A sketchbook collaboration between Concordia art students and high schoolers. Photo by Jordyn Sturms.

 

by Rebecca Axford

 

Students in the art program are coordinating with Lutheran high schools across the country to participate in a semester-long sketchbook exchange program. Forty-five Concordia students turned in sketchbooks to Art Department Chair Don Robson on Oct. 18, who mailed them off to Crean Lutheran High School in Irvine, California, and Lutheran High School in Parker, Colorado.

Each sketchbook is given to an art student at one of those schools, who will keep it for two weeks before sending it back. This will happen four times over the course of the semester.

Robson came up with the idea of a sketchbook exchange last year while visiting high schools to recruit new students with Assistant Professor of Art Seth Boggs.

The exchange is coordinated with Crean Lutheran’s art instructor Anna Bloomfield and Lutheran High Parker’s Art Club Leader Mark Hollenbeck. Both are Concordia alumni.

Students can draw anything they want in their sketchbooks, from fan art to their professors, as long as it’s appropriate.
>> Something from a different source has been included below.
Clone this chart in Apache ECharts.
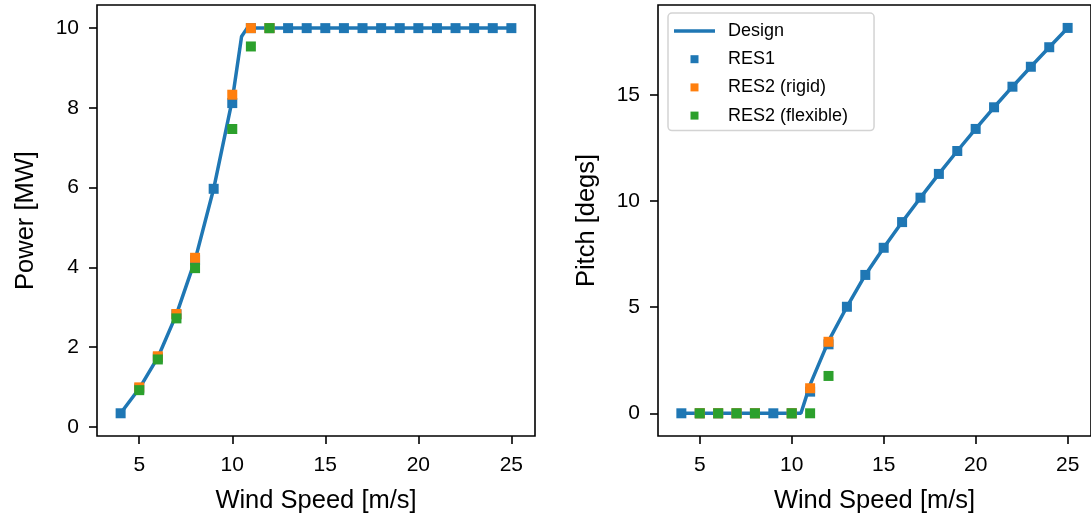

There are very few guidelines.

“Do what you do,” Robson said. “Express the way you do, because hopefully that will open up the dialogue of comments about the work, and maybe they’ll find that they have something in common that way.”

Robson recruited most of the art majors individually.

“Professor Robson actually just emailed me near the beginning of the year,” sophomore Micah Symmank said. “He didn’t say what he wanted to talk about, just that he wanted to talk to me, and then he explained it when I got to his office.”

The sketchbook exchange functions as a recruiting tool, introducing high school students to Concordia and creating a relationship between the college student and the high schooler.

It is also one of the measures being adopted to revitalize Concordia’s art club. Students involved in the art club must do at least one service project each semester, and the sketchbook exchange counts as one.

“They are serving because they are giving of their time and sharing with someone they don’t even know,” Robson said. “They want to do that because they want to make a connection, and I think that’s pretty beautiful.

“I love seeing other people’s work,” Symmank said. “I love working with younger kids who are interested in art, because I want to be an art teacher. The thought that I could share some of my work with someone else and see their own take of sketching was just super cool to me.”

Although it is primarily an art club activity, students do not have to be involved with the art club to participate. Robson intends to continue the program for the foreseeable future.

The program is paid for entirely by the art department’s budget. Involved students do not need to provide their own sketchbook or pay for shipping.

It has not been decided which schools will receive the sketchbooks at the end of the semester.